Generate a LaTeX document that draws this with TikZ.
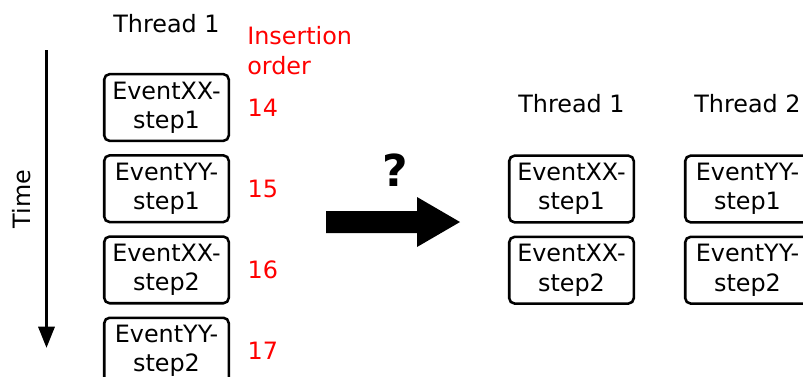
------------
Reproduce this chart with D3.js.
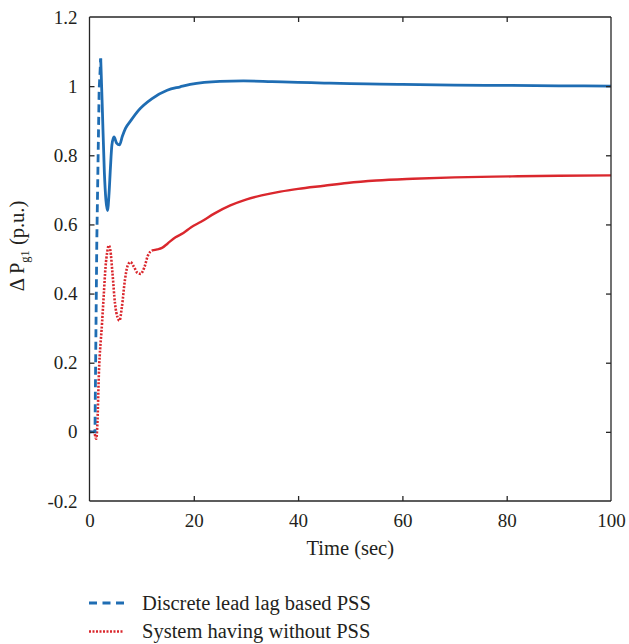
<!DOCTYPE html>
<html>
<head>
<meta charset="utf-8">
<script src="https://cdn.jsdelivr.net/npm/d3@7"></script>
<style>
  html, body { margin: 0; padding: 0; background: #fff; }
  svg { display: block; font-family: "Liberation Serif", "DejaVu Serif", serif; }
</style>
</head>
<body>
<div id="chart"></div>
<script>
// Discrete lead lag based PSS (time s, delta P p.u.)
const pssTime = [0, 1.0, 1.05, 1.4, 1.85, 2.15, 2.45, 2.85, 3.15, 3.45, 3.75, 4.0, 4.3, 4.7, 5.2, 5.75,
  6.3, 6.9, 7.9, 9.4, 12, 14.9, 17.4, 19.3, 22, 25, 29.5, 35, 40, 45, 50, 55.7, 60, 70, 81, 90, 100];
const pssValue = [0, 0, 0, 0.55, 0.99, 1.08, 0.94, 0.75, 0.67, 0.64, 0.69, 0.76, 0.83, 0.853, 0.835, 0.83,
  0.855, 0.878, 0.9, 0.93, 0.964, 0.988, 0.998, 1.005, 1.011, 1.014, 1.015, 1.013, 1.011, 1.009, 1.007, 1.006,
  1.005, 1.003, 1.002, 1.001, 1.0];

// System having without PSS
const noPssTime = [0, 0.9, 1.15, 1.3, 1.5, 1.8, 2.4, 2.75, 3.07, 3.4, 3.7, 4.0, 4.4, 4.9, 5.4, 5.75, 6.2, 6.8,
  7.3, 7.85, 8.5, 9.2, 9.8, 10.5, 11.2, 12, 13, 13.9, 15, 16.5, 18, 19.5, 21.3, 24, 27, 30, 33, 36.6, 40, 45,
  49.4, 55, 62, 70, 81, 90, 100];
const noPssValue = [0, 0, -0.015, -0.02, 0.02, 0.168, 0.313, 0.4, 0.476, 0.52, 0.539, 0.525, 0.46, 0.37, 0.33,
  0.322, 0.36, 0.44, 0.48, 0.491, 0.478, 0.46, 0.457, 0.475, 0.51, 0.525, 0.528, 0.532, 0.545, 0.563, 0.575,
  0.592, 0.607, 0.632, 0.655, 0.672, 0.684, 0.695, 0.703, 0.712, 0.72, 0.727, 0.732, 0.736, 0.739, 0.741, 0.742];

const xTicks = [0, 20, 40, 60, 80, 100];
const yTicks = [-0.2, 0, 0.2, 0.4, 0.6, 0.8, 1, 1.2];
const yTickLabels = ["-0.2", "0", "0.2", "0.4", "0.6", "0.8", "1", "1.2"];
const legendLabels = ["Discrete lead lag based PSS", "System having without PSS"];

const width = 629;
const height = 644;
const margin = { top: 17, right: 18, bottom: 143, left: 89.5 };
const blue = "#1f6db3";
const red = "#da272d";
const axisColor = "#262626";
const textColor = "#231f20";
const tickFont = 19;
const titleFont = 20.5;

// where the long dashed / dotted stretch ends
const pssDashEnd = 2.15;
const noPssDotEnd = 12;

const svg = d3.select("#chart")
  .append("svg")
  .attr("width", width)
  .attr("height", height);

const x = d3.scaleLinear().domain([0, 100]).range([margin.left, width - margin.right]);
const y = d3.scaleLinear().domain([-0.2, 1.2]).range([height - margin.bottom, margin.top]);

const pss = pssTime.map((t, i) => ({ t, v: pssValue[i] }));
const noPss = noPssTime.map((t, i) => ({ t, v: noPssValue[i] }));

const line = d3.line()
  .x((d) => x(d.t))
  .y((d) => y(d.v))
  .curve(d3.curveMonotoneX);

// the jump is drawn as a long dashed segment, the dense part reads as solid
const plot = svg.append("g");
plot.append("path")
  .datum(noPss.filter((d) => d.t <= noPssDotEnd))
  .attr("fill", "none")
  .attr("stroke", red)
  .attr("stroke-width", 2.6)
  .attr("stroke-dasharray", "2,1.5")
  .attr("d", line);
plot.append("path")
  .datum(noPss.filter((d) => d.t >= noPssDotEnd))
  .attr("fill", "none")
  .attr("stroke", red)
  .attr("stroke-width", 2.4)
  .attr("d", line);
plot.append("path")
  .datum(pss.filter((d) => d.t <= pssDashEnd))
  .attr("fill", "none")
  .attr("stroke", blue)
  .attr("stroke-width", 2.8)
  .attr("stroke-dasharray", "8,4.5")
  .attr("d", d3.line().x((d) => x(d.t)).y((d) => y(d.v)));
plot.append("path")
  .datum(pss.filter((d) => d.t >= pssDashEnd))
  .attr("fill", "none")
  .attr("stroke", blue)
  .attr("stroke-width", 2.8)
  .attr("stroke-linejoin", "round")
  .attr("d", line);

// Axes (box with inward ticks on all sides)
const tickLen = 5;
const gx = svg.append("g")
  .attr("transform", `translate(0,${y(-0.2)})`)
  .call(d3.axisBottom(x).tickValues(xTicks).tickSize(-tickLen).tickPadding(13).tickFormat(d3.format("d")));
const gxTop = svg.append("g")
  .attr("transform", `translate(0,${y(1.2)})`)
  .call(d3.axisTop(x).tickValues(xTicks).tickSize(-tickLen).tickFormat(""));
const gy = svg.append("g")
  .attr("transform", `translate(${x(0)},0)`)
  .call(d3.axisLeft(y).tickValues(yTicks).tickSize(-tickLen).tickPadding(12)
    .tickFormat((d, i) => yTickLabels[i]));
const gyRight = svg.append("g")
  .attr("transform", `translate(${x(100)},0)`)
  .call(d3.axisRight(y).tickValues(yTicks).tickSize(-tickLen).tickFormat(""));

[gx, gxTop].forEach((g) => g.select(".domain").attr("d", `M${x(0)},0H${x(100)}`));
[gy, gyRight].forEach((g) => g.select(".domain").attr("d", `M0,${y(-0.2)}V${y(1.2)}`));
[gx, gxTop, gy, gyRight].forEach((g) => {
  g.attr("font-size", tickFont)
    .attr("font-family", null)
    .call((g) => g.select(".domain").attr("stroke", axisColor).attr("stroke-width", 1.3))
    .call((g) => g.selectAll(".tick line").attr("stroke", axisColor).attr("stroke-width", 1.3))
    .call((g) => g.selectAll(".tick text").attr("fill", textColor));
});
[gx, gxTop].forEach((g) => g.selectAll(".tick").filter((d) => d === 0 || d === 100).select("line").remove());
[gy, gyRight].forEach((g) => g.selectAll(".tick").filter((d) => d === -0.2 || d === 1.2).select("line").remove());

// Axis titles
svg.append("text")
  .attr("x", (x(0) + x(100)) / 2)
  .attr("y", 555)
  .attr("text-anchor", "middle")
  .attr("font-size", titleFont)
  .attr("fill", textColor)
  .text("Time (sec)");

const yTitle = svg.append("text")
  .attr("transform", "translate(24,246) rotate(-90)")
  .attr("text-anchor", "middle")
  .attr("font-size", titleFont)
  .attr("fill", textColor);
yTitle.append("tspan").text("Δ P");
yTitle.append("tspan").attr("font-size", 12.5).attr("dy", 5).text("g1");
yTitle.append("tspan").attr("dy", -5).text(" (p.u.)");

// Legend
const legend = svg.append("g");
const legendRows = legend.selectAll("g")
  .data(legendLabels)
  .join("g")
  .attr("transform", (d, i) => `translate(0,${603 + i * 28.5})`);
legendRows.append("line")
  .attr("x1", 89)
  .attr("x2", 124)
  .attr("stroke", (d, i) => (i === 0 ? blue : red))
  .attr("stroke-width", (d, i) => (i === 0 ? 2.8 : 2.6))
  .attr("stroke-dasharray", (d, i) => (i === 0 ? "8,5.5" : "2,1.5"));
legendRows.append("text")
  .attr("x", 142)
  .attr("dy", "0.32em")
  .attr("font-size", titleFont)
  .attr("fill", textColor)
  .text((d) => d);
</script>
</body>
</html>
------------
__Exercise details__. Copy out the lines that hold "chart".

__Reply__.
Reproduce this chart with D3.js.
<div id="chart"></div>
const svg = d3.select("#chart")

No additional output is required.